For instance, one time I was working hard (or hardly working) during an air show. We were rotating  lunch shifts so everyone could take a break and have an enjoyable lunch. 

I was no exception. 

I sat down with my barbecue chicken and was told, "Once you finish your lunch, we need you to cover this other position so this person can come and eat." 

I replied, "Yes sir." 

No problem, right? Wrong. 

Let's back up a minute. I was 21 at the time, and I had a healthy appetite coupled with a high metabolism - meaning I could scarf down some food. So once I finished what I was eating, instead of relieving my counterpart as I said I would, I went back for a bratwurst, and it was delicious. 

Now, just getting the bratwurst wasn't the problem; it was the waiting in line for 20-plus minutes. 

The fact that even though I knew my "wingman" was playing guardian of Nellis, I went off and had myself a glorified little (but scrumptious) hotdog. 

At the time, all I was thinking about was me and how to satisfy my hunger in its current state, with little or no regard to my fellow Airman. 

After my brat, I scurried to the front gate to relieve my counterpart only to find the person who ordered me to be there after I finished lunch, standing as a placeholder to the Airman who was there before. 

It was then that I had my "wake-up" call. My chewing out was just about to begin.
"Where have you been," demanded the captain. 

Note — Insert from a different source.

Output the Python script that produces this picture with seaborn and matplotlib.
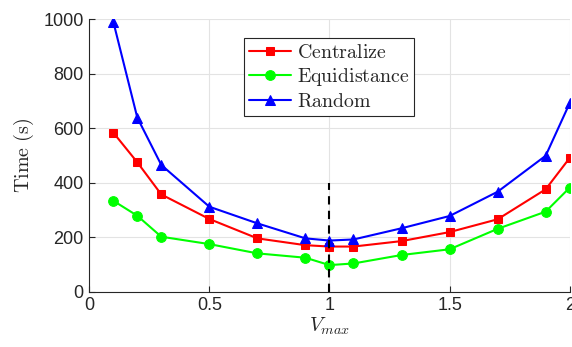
import matplotlib
matplotlib.use("Agg")
import matplotlib.pyplot as plt
import seaborn as sns
import pandas as pd

vmax = [0.1, 0.2, 0.3, 0.5, 0.7, 0.9, 1.0, 1.1, 1.3, 1.5, 1.7, 1.9, 2.0]
centralize = [584, 475, 357, 267, 196, 171, 166, 166, 186, 219, 266, 376, 491]
equidistance = [334, 279, 202, 175, 141, 125, 98, 104, 135, 156, 231, 294, 382]
random_ = [991, 639, 465, 312, 251, 196, 188, 192, 233, 278, 367, 499, 692]
series_names = ["Centralize", "Equidistance", "Random"]
colors = ["#ff0000", "#00ff00", "#0000ff"]
markers = ["s", "o", "^"]
xticks = [0, 0.5, 1, 1.5, 2]
xticklabels = ["0", "0.5", "1", "1.5", "2"]
yticks = [0, 200, 400, 600, 800, 1000]
vline_x = 1.0
vline_top = 400

sns.set_theme(style="white")
plt.rcParams["font.family"] = ["Liberation Sans", "DejaVu Sans"]
plt.rcParams["mathtext.fontset"] = "cm"

df = pd.DataFrame({
    "Vmax": vmax * 3,
    "Time": centralize + equidistance + random_,
    "Method": sum([[n] * len(vmax) for n in series_names], []),
})

fig = plt.figure(figsize=(5.72, 3.47), dpi=100)
ax = fig.add_axes([0.156, 0.159, 0.84, 0.786])

for name, c, m, ms in zip(series_names, colors, markers, [6, 7, 7]):
    sub = df[df["Method"] == name]
    sns.lineplot(data=sub, x="Vmax", y="Time", ax=ax, color=c, marker=m,
                 markersize=ms, markeredgecolor=c, linewidth=1.5,
                 label=r"$\mathrm{" + name + "}$", legend=False)

ax.plot([vline_x, vline_x], [0, vline_top], color="black", linestyle=(0, (4, 3)),
        linewidth=1.5)

ax.set_xlim(0, 2)
ax.set_ylim(0, 1000)
ax.set_xticks(xticks)
ax.set_xticklabels(xticklabels)
ax.set_yticks(yticks)
ax.grid(True, color="#e3e3e3", linewidth=0.8)
ax.set_axisbelow(True)
for s in ["top", "right"]:
    ax.spines[s].set_visible(False)
for s in ["left", "bottom"]:
    ax.spines[s].set_color("#262626")
    ax.spines[s].set_linewidth(0.8)
ax.tick_params(axis="both", direction="in", length=4, width=0.8,
               colors="#262626", labelsize=13, pad=4, left=True, bottom=True)

ax.set_xlabel(r"$V_{max}$", fontsize=14.5, color="#262626", labelpad=1)
ax.set_ylabel(r"$\mathrm{Time\ (s)}$", fontsize=14.5, color="#262626", labelpad=5)

handles, labels = ax.get_legend_handles_labels()
leg = ax.legend(handles, labels, loc="upper left", bbox_to_anchor=(0.322, 0.932),
                fontsize=14.3, frameon=True, fancybox=False, framealpha=1,
                edgecolor="#262626", borderpad=0.25, labelspacing=0.2,
                handlelength=2.1, handletextpad=0.3, borderaxespad=0)
leg.get_frame().set_linewidth(0.8)

fig.savefig("out.png", dpi=100)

"Sorry, man, I was getting more food since my hour at lunch wasn't up yet," I replied.
"First off, I'm not your man," he said, looking very perturbed. 

At this point, I knew I had messed up. 

So now, aside from being late and disobeying an order, I've got disrespecting an officer on my list. A quagmire to say the least. 

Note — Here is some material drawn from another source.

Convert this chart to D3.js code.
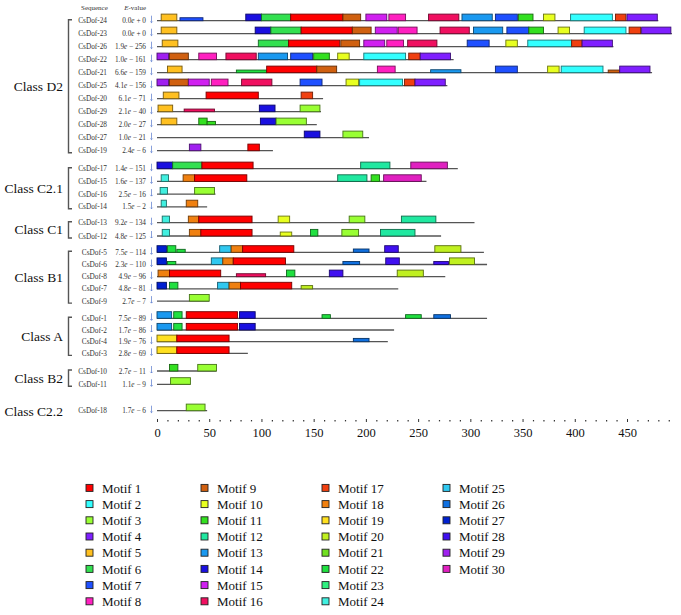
<!DOCTYPE html>
<html><head><meta charset="utf-8">
<script src="https://cdn.jsdelivr.net/npm/d3@7"></script>
<style>
html,body{margin:0;padding:0;background:#fff;}
svg{display:block;}
svg text{font-family:"Liberation Serif","DejaVu Serif",serif;}
</style></head>
<body>
<svg id="chart" width="681" height="615"></svg>
<script>
// ---------- DATA ----------
const sequences = ["CsDof-24","CsDof-23","CsDof-26","CsDof-22","CsDof-21","CsDof-25","CsDof-20","CsDof-29","CsDof-28","CsDof-27","CsDof-19",
  "CsDof-17","CsDof-15","CsDof-16","CsDof-14",
  "CsDof-13","CsDof-12",
  "CsDof-5","CsDof-6","CsDof-8","CsDof-7","CsDof-9",
  "CsDof-1","CsDof-2","CsDof-4","CsDof-3",
  "CsDof-10","CsDof-11",
  "CsDof-18"];
const evalues = ["0.0e+0","0.0e+0","1.9e-256","1.0e-161","6.6e-159","4.1e-156","6.1e-71","2.1e-40","2.0e-27","1.0e-21","2.4e-6",
  "1.4e-151","1.6e-137","2.5e-16","1.5e-2",
  "9.2e-134","4.8e-125",
  "7.5e-114","2.3e-110","4.9e-96","4.8e-81","2.7e-7",
  "7.5e-89","1.7e-86","1.9e-76","2.8e-69",
  "2.7e-11","1.1e-9",
  "1.7e-6"];
const lengths = [480,493,437,284,474,278,159,157,153,203,111,
  288,258,56,48,
  304,272,
  313,316,276,231,50,
  316,227,221,87,
  57,32,
  48];
const classNames = ["Class D2","Class C2.1","Class C1","Class B1","Class A","Class B2","Class C2.2"];
const classSizes = [11,4,2,5,4,2,1];
const classBracket = [true,true,true,true,true,true,false];
// motif sites per sequence: [motif, start, end, relative significance height]
const sites = [
  [[5,4,19,1],[7,22,44,.45],[14,85,100,1],[6,100,128,1],[1,128,178,1],[9,178,195,1],[15,200,220,1],[8,222,238,1],[16,260,289,1],[13,292,321,1],[7,324,345,1],[11,346,360,1],[10,370,381,1],[2,396,436,1],[17,439,449,1],[4,450,479,1]],
  [[5,4,19,1],[14,94,109,1],[6,109,138,1],[1,138,187,1],[9,187,205,1],[15,209,230,1],[8,231,249,1],[16,271,299,1],[13,303,331,1],[7,335,356,1],[11,356,370,1],[10,384,395,1],[2,409,449,1],[17,452,463,1],[4,464,492,1]],
  [[5,5,20,1],[6,97,126,1],[1,126,175,1],[9,176,194,1],[15,198,218,1],[8,220,236,1],[16,240,268,1],[7,297,318,1],[10,334,345,1],[2,355,397,1],[17,397,407,1],[4,407,436,1]],
  [[29,0,11,1],[9,12,30,1],[8,40,57,1],[16,66,95,1],[13,97,125,1],[7,128,149,1],[11,150,165,1],[10,173,184,1],[2,198,238,1],[17,241,252,1],[4,252,281,1]],
  [[5,10,24,1],[22,76,105,.4],[1,105,153,1],[9,153,172,1],[8,211,228,1],[13,262,291,.45],[7,324,345,1],[10,374,385,1],[2,387,427,1],[9,432,443,.4],[4,443,472,1]],
  [[29,0,11,1],[9,12,30,1],[15,30,50,1],[8,52,68,1],[16,81,110,1],[7,137,158,1],[10,181,193,1],[2,194,235,1],[17,237,247,1],[4,247,276,1]],
  [[5,6,21,1],[1,47,97,1],[17,138,149,1]],
  [[5,1,15,1],[16,26,55,.4],[14,98,113,1],[3,137,156,1]],
  [[5,4,19,1],[11,40,48,1],[11,48,56,.5],[14,99,114,1],[3,114,143,1]],
  [[14,141,156,1],[3,178,197,1]],
  [[29,31,42,1],[1,87,98,1]],
  [[14,0,15,1],[6,15,43,1],[1,43,92,1],[12,195,223,1],[30,243,278,1]],
  [[24,4,11,1],[18,25,36,1],[1,36,86,1],[12,173,201,1],[11,205,213,1],[30,217,253,1]],
  [[24,3,10,1],[3,36,55,1]],
  [[24,4,9,1],[18,28,39,1]],
  [[24,5,12,1],[18,30,40,1],[1,40,91,1],[10,116,127,1],[3,184,199,1],[12,234,267,1]],
  [[24,5,12,1],[18,31,42,1],[1,42,91,1],[10,118,129,.6],[22,147,154,1],[3,177,193,1],[12,214,247,1]],
  [[27,0,9,1],[22,10,18,1],[22,19,27,.45],[25,60,71,1],[18,71,82,1],[1,82,131,1],[26,188,203,.5],[28,218,231,1],[20,266,291,1]],
  [[27,0,9,1],[22,10,18,.45],[25,52,63,1],[18,63,73,1],[1,73,123,1],[26,178,194,.45],[28,219,232,1],[28,265,279,.45],[20,280,304,1]],
  [[18,1,12,1],[1,12,61,1],[16,76,104,.45],[22,124,132,1],[28,165,178,1],[20,230,255,1]],
  [[27,0,9,1],[22,12,20,1],[25,58,69,1],[18,69,80,1],[1,80,129,1],[20,138,149,.5]],
  [[3,31,50,1]],
  [[13,0,14,1],[22,16,24,1],[1,28,77,1],[14,79,94,1],[22,158,166,.55],[22,238,253,.55],[26,265,281,.55]],
  [[13,0,14,1],[22,16,24,1],[1,28,77,1],[14,79,94,1]],
  [[19,0,19,1],[1,19,69,1],[26,188,203,.5]],
  [[19,0,19,1],[1,19,69,1]],
  [[11,12,20,1],[3,39,57,1]],
  [[3,13,32,1]],
  [[3,28,46,1]]
];
const motifNames = d3.range(1,31).map(i => "Motif " + i);
const motifColors = ["#ff0000","#33ffff","#99ff33","#7f1fff","#ffc020","#33e050","#1f50ff","#ff20c0","#d06010","#e8ff20",
  "#33e020","#20e8a0","#1a99f0","#1a10e0","#d020f0","#f01060","#f04010","#f08010","#ffe020","#c0f020",
  "#70e020","#20e040","#30f080","#40f0e0","#30c8f0","#1070e0","#0020d0","#4010f0","#a020f0","#e020c0"];
const axisTicks = d3.range(0, 451, 50);

// ---------- LAYOUT ----------
const FONT = "Liberation Serif, DejaVu Serif, serif";
const svg = d3.select("#chart").attr("font-family", FONT);
const x = d3.scaleLinear().domain([0, 450]).range([157, 627]);
const color = d3.scaleOrdinal().domain(d3.range(1,31)).range(motifColors);
const groupTop = [20.7, 168.7, 222.7, 252.3, 318.3, 371, 410.7];
const groupStep = [13, 12.7, 13.3, 12.2, 11.7, 13.3, 0];
const rowY = [];
let idx = 0;
classSizes.forEach((n, g) => { for (let k = 0; k < n; k++) rowY[idx++] = groupTop[g] + k * groupStep[g]; });
const blockH = 6.6;

// header
svg.append("text").attr("x", 81).attr("y", 10).attr("font-size", 7).attr("fill", "#333").text("Sequence");
const hdr = svg.append("text").attr("x", 146).attr("y", 10).attr("font-size", 7).attr("fill", "#333").attr("text-anchor", "end");
hdr.append("tspan").attr("font-style", "italic").text("E");
hdr.append("tspan").text("-value");

// class labels & brackets
let start = 0;
classNames.forEach((name, g) => {
  const y0 = rowY[start], y1 = rowY[start + classSizes[g] - 1];
  const mid = (y0 + y1) / 2;
  svg.append("text").attr("x", 63).attr("y", mid + 5).attr("text-anchor", "end")
    .attr("font-size", 13.5).attr("fill", "#111").text(name);
  if (classBracket[g]) {
    svg.append("path")
      .attr("d", `M72,${y0 - 1}H68.5V${y1 + 2}H72`)
      .attr("fill", "none").attr("stroke", "#555").attr("stroke-width", 1.4);
  }
  start += classSizes[g];
});

// rows
const rows = svg.append("g").selectAll("g").data(sequences).join("g")
  .attr("transform", (d, i) => `translate(0,${rowY[i]})`);

rows.append("text").attr("x", 107).attr("y", 2.5).attr("text-anchor", "end")
  .attr("font-size", 7.3).attr("fill", "#333").text(d => d);

rows.each(function(d, i) {
  const m = evalues[i].match(/^([\d.]+)e([+-])(\d+)$/);
  const t = d3.select(this).append("text").attr("x", 146).attr("y", 2.5).attr("text-anchor", "end")
    .attr("font-size", 7.3).attr("fill", "#333");
  t.append("tspan").text(m[1]);
  t.append("tspan").attr("font-style", "italic").text("e");
  t.append("tspan").text(m[2] === "+" ? " + " + m[3] : " \u2212 " + m[3]);
});

// little blue markers
rows.append("path").attr("d", "M151.5,-5V2M150.3,0.8L151.5,2L152.7,0.8")
  .attr("fill", "none").attr("stroke", "#5577cc").attr("stroke-width", 0.7);

// sequence lines
rows.append("line").attr("x1", x(0)).attr("x2", (d, i) => x(lengths[i]))
  .attr("y1", 0).attr("y2", 0).attr("stroke", "#555").attr("stroke-width", 1.3);

// motif blocks
rows.each(function(d, i) {
  d3.select(this).selectAll("rect.m").data(sites[i]).join("rect").attr("class", "m")
    .attr("x", s => x(s[1]))
    .attr("width", s => x(s[2]) - x(s[1]))
    .attr("y", s => -blockH * s[3])
    .attr("height", s => blockH * s[3])
    .attr("fill", s => color(s[0]))
    .attr("stroke", s => d3.color(color(s[0])).darker(2.2))
    .attr("stroke-width", 0.9);
});

// axis
const axisY = 419;
const ax = svg.append("g").attr("transform", `translate(0,${axisY})`)
  .call(d3.axisBottom(x).tickValues(axisTicks).tickSize(3).tickPadding(6));
ax.attr("font-family", FONT);
ax.select(".domain").remove();
ax.selectAll(".tick line").attr("stroke", "#333").attr("stroke-width", 1);
ax.selectAll(".tick text").attr("font-size", 12.5).attr("fill", "#111");
const minor = svg.append("g").attr("transform", `translate(0,${axisY + 1})`)
  .call(d3.axisBottom(x).tickValues(d3.range(0, 491, 10).filter(v => v % 50 !== 0)).tickSize(1.4).tickFormat(""));
minor.select(".domain").remove();
minor.selectAll(".tick line").attr("stroke", "#333").attr("stroke-width", 1.2);

// legend
const colX = [86, 201, 322, 443];
const legend = svg.append("g").selectAll("g").data(motifNames).join("g")
  .attr("transform", (d, i) => `translate(${colX[Math.floor(i / 8)]},${488 + (i % 8) * 16.2})`);
legend.append("rect").attr("x", 0).attr("y", -3.6).attr("width", 7).attr("height", 7)
  .attr("fill", (d, i) => color(i + 1)).attr("stroke", "#222").attr("stroke-width", 0.9);
legend.append("text").attr("x", 16).attr("y", 4.5).attr("font-size", 13).attr("fill", "#111").text(d => d);
</script>
</body></html>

So after about five to eight minutes of this captain chewing me out, he told me to keep this between us and to straighten out, or things would get rough, to put it lightly. 

I learned a few things coming out of this with my hind-end still attached - barely. First off, no matter what you think, even if you are off base, out of uniform and with your friends, no officer is your "man." Not only is it disrespectful, it makes you look bad. 

Second, if you say you are going to be somewhere, be there at that time - and if you can't make it, let someone know. It has been my experience that if you let someone know beforehand you can't make it on time, they are more than likely to accept it and come up with an alternative. 

And lastly - take care of your wingman. He's your wingman for a reason; you should do for him what you expect him to do for you. 

So don't be afraid of a little chewing. It's just a way of letting you know, "Hey, I noticed you messed up, now fix it." Take what is said to heart, make a few changes in your life and get on with your duties.